Eventually, I got the courage to tell my mom about my feelings for the girl. I typed my story out, and called my mom into my room to talk. I was in tears when the computer spoke my message. Although I did not know what label I was, I told her all about my crushes, including boys and girls. I didn't stop crying for at least an hour while my mom just held me in her arms.
Doing research on the web, I found myself drawn to the word "bisexual." I slowly came out to my close friends and family. I was in shock about how accepting they were. I even told the girl that I was in love with her. As I came out to more and more people, I felt complete. However, a few people still tilt their heads at a girl in a wheelchair not only being sexual, but being bisexual too. One question I keep getting is, "How can I have sex with a guy much less than a girl?” My response always is "Well, that's just common sense. I have to be on the bottom which is so much fun."

Gay and Straight Alliance

The beginning of my junior year of high school, I was scrambling through the list of school clubs. I spotted the Gay and Straight Alliance. Although I was not straight or gay, I went to check it out anyway.

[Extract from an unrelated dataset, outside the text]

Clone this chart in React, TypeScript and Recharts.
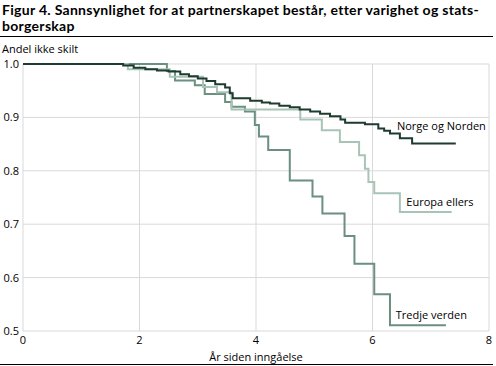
import React from "react";
import {
  LineChart,
  Line,
  XAxis,
  YAxis,
  CartesianGrid,
  ReferenceDot,
  Label,
} from "recharts";

// Kaplan-Meier style step curves: years since registration -> share not divorced
const norgeYears = [0, 1.72, 1.9, 2.1, 2.3, 2.5, 2.7, 2.85, 3.0, 3.15, 3.3, 3.47, 3.55, 3.6, 3.9, 4.1, 4.24, 4.4, 4.58, 4.75, 4.93, 5.1, 5.27, 5.45, 5.53, 5.87, 6.1, 6.2, 6.3, 6.47, 6.68, 7.43];
const norgeShare = [1.0, 0.997, 0.993, 0.99, 0.988, 0.986, 0.981, 0.977, 0.973, 0.968, 0.962, 0.956, 0.945, 0.936, 0.931, 0.928, 0.926, 0.922, 0.919, 0.915, 0.911, 0.907, 0.902, 0.896, 0.89, 0.887, 0.879, 0.875, 0.87, 0.861, 0.851, 0.851];

const europaYears = [0, 1.8, 2.52, 3.09, 3.33, 3.58, 4.76, 5.13, 5.44, 5.77, 5.87, 5.93, 6.03, 6.47, 7.36];
const europaShare = [1.0, 0.99, 0.976, 0.957, 0.947, 0.915, 0.896, 0.876, 0.854, 0.829, 0.804, 0.779, 0.758, 0.723, 0.723];

const tredjeYears = [0, 2.47, 2.61, 2.95, 3.12, 3.47, 3.58, 3.81, 3.98, 4.05, 4.21, 4.58, 4.97, 5.14, 5.52, 5.69, 6.03, 6.3, 7.26];
const tredjeShare = [1.0, 0.987, 0.969, 0.96, 0.944, 0.929, 0.92, 0.911, 0.886, 0.864, 0.839, 0.782, 0.752, 0.72, 0.678, 0.626, 0.569, 0.511, 0.511];

const xTicks = [0, 2, 4, 6, 8];
const yTicks = [0.5, 0.6, 0.7, 0.8, 0.9, 1.0];

const seriesNames = ["Norge og Norden", "Europa ellers", "Tredje verden"];

const toRows = (years: number[], share: number[]) =>
  years.map((t, i) => ({ t, v: share[i] }));

const norge = toRows(norgeYears, norgeShare);
const europa = toRows(europaYears, europaShare);
const tredje = toRows(tredjeYears, tredjeShare);

const titleFont = "Lato, sans-serif";
const font = "'Open Sans', sans-serif";
const small = { fill: "#000", fontSize: 11, fontFamily: font };

export default function App() {
  return (
    <div
      style={{
        position: "absolute",
        left: 0,
        top: 0,
        width: 496,
        height: 366,
        background: "#fff",
        fontFamily: font,
        color: "#000",
      }}
    >
      <div
        style={{
          position: "absolute",
          left: 2,
          top: 2,
          fontFamily: titleFont,
          fontWeight: 700,
          fontSize: 14,
          letterSpacing: 0.3,
          lineHeight: "16px",
          whiteSpace: "nowrap",
        }}
      >
        Figur 4. Sannsynlighet for at partnerskapet består, etter varighet og stats-
        <br />
        borgerskap
      </div>
      <div
        style={{
          position: "absolute",
          left: 0,
          top: 36,
          width: 493,
          height: 1,
          background: "#000",
        }}
      />
      <div
        style={{
          position: "absolute",
          left: 2,
          top: 41,
          fontSize: 11,
          whiteSpace: "nowrap",
        }}
      >
        Andel ikke skilt
      </div>
      <div
        style={{
          position: "absolute",
          left: 0,
          top: 364,
          width: 493,
          height: 1,
          background: "#000",
        }}
      />
      <div style={{ position: "absolute", left: 0, top: 0 }}>
        <LineChart
          width={496}
          height={366}
          margin={{ top: 64, right: 7, bottom: 5, left: 0 }}
        >
          <CartesianGrid
            stroke="#d9d9d9"
            strokeWidth={1}
            horizontalValues={yTicks}
            verticalValues={xTicks}
          />
          <XAxis
            type="number"
            dataKey="t"
            domain={[0, 8]}
            ticks={xTicks}
            axisLine={false}
            tickLine={false}
            tickSize={0}
            tickMargin={5}
            height={30}
            tick={small}
          >
            <Label
              value="År siden inngåelse"
              position="insideBottom"
              offset={0}
              style={small}
            />
          </XAxis>
          <YAxis
            type="number"
            domain={[0.5, 1]}
            ticks={yTicks}
            width={23}
            axisLine={false}
            tickLine={false}
            tickSize={0}
            tickMargin={4}
            tickFormatter={(v: number) => v.toFixed(1)}
            tick={small}
          />
          <Line
            data={tredje}
            dataKey="v"
            type="stepAfter"
            stroke="#6b8f80"
            strokeWidth={2}
            dot={false}
            isAnimationActive={false}
          />
          <Line
            data={europa}
            dataKey="v"
            type="stepAfter"
            stroke="#a8c4b6"
            strokeWidth={2}
            dot={false}
            isAnimationActive={false}
          />
          <Line
            data={norge}
            dataKey="v"
            type="stepAfter"
            stroke="#1d3b2e"
            strokeWidth={2}
            dot={false}
            isAnimationActive={false}
          />
          <ReferenceDot
            x={6.42}
            y={0.884}
            r={0}
            fill="none"
            stroke="none"
            label={{ value: seriesNames[0], position: "right", offset: 0, ...small }}
          />
          <ReferenceDot
            x={6.58}
            y={0.741}
            r={0}
            fill="none"
            stroke="none"
            label={{ value: seriesNames[1], position: "right", offset: 0, ...small }}
          />
          <ReferenceDot
            x={6.4}
            y={0.529}
            r={0}
            fill="none"
            stroke="none"
            label={{ value: seriesNames[2], position: "right", offset: 0, ...small }}
          />
        </LineChart>
      </div>
    </div>
  );
}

I was nervous because I didn't know how my peers would react to someone in a wheelchair who is bisexual. To my surprise, they were nothing but accepting. For instance, it was the night of homecoming. The entire club decided to come to my house to get ready. As I was going into my van, my wheelchair broke. My mom told my friends to go ahead. My parents managed to push me inside. As I felt tears running down my face, the doorbell rang. It was all the club members standing on the front porch with a girl holding a pizza box. I never felt more accepted in my life. My dad got out his tool box and got to work. By the time we were done eating, my chair was fixed. I gave him a big hug and ran out of the door with my friends. As the year went on, the more confident I became. I started to form more relationships. Within a year, I was the president of the club.
As an advocate for LGBTQ+ with disabilities, my plan is to become a public speaker or journalist to be a voice for this group. Still beyond trying to fit in, I’m going to use my status as an outsider to celebrate all bisexual girls in wheelchairs.